McCarthy’s tormenters would like to have a successor lined up who will presumably be even less inclined to compromise with Democrats than the current Speaker. And that’s saying a lot, since McCarthy has already bowed to the Gaetz demand that House Republicans reject even the idea of a continuing resolution — the stopgap spending measures used to forestall or end government shutdowns in the past — and instead plod through individual appropriations bills loaded with provisions no Democrat would ever accept (e.g., deep domestic spending cuts, draconian border policies, anti-Ukraine measures, and abortion restrictions). It’s a recipe for a long shutdown, but it’s clear if McCarthy moves a muscle toward negotiating with Democrats (who have already passed a CR in the Senate), then kaboom! Here comes the motion to vacate.

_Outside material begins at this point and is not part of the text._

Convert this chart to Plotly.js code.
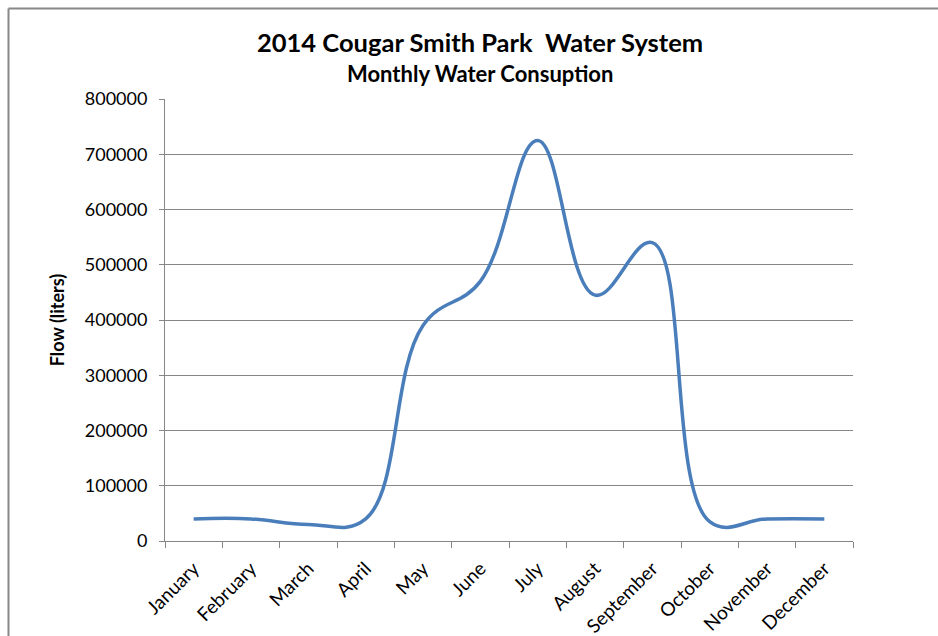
<!DOCTYPE html>
<html>
<head>
<meta charset="utf-8">
<script src="https://cdn.plot.ly/plotly-3.0.1.min.js"></script>
<style>
html,body{margin:0;padding:0;background:#fff;}
#chart{width:938px;height:636px;}
</style>
</head>
<body>
<div id="chart"></div>
<script>
const months = ["January","February","March","April","May","June","July","August","September","October","November","December"];
const flow = [40000, 40000, 30000, 40000, 390000, 470000, 725000, 445000, 540000, 35000, 40000, 40000];
const yTicks = [0, 100000, 200000, 300000, 400000, 500000, 600000, 700000, 800000];
const chartTitle = "2014 Cougar Smith Park&nbsp; Water System";
const chartSubtitle = "Monthly Water Consuption";
const yTitle = "Flow (liters)";

const FONT = "Lato, 'Open Sans', sans-serif";
const W = 938, H = 636;
const m = {l:165, r:85, t:99, b:95};
const pw = W - m.l - m.r, ph = H - m.t - m.b;
const px = x => (x - m.l) / pw;
const py = y => (H - m.b - y) / ph;

const trace = {
  x: months, y: flow, type: "scatter", mode: "lines",
  line: {color: "#4A7EBB", width: 3.5, shape: "spline", smoothing: 1.15},
  hoverinfo: "x+y"
};

const layout = {
  width: W, height: H,
  margin: m,
  paper_bgcolor: "#fff", plot_bgcolor: "#fff",
  showlegend: false,
  font: {family: FONT, color: "#000", size: 17},
  xaxis: {
    type: "category", range: [-0.5, 11.5],
    showgrid: false, zeroline: false,
    showline: true, linecolor: "#868686", linewidth: 1,
    ticks: "outside", tickson: "boundaries", ticklen: 6, tickcolor: "#868686",
    tickangle: -45, ticklabelstandoff: 8,
    tickfont: {family: FONT, size: 19, color: "#000"}
  },
  yaxis: {
    range: [0, 800000], tickvals: yTicks, ticktext: yTicks.map(String),
    showgrid: true, gridcolor: "#868686", gridwidth: 1,
    zeroline: false, showline: true, linecolor: "#868686", linewidth: 1,
    ticks: "outside", ticklen: 5, tickcolor: "#868686", ticklabelstandoff: 8,
    tickfont: {family: FONT, size: 18, color: "#000"},
    title: {text: yTitle, font: {family: FONT, size: 18, color: "#000", weight: "bold"}, standoff: 15}
  },
  annotations: [
    {text: "<b>" + chartTitle + "</b>", xref: "paper", yref: "paper", x: px(480), y: py(42),
     showarrow: false, xanchor: "center", yanchor: "middle", font: {family: FONT, size: 25.5, color: "#000"}},
    {text: "<b>" + chartSubtitle + "</b>", xref: "paper", yref: "paper", x: px(480), y: py(73),
     showarrow: false, xanchor: "center", yanchor: "middle", font: {family: FONT, size: 22, color: "#000"}}
  ],
  shapes: [
    {type: "line", xref: "paper", yref: "paper", x0: px(8.5), x1: px(945), y0: py(8.5), y1: py(8.5),
     line: {color: "#888888", width: 2}},
    {type: "line", xref: "paper", yref: "paper", x0: px(8.5), x1: px(8.5), y0: py(8.5), y1: py(645),
     line: {color: "#888888", width: 2}}
  ]
};

Plotly.newPlot("chart", [trace], layout, {displayModeBar: false, staticPlot: true});
</script>
</body>
</html>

Some observers think getting rid of McCarthy is an end in itself for the hard-liners — particularly Gaetz, who has a long-standing grudge against the Californian and opposed his original selection as Speaker to the bitter end — no matter what he does or doesn’t do. In theory, House Democrats could save McCarthy by lending a few “no” votes to him if the motion to vacate hits the floor, but they’ve made it clear the price for saving him would be high, including abandonment of the GOP’s Biden impeachment inquiry.
So strictly speaking, the impending shutdown isn’t “about nothing”; it’s about internal far-right factional politics that very few of the people about to be affected by the shutdown care about at all. Understandably, most Democrats from President Biden on down are focusing their efforts on making sure the public knows this isn’t about “big government” or “politicians” or “partisan polarization,” but about one party’s extremism and cannibalistic infighting. For now, there’s little anyone outside the GOP fever swamps can do about it other than watch the carnage.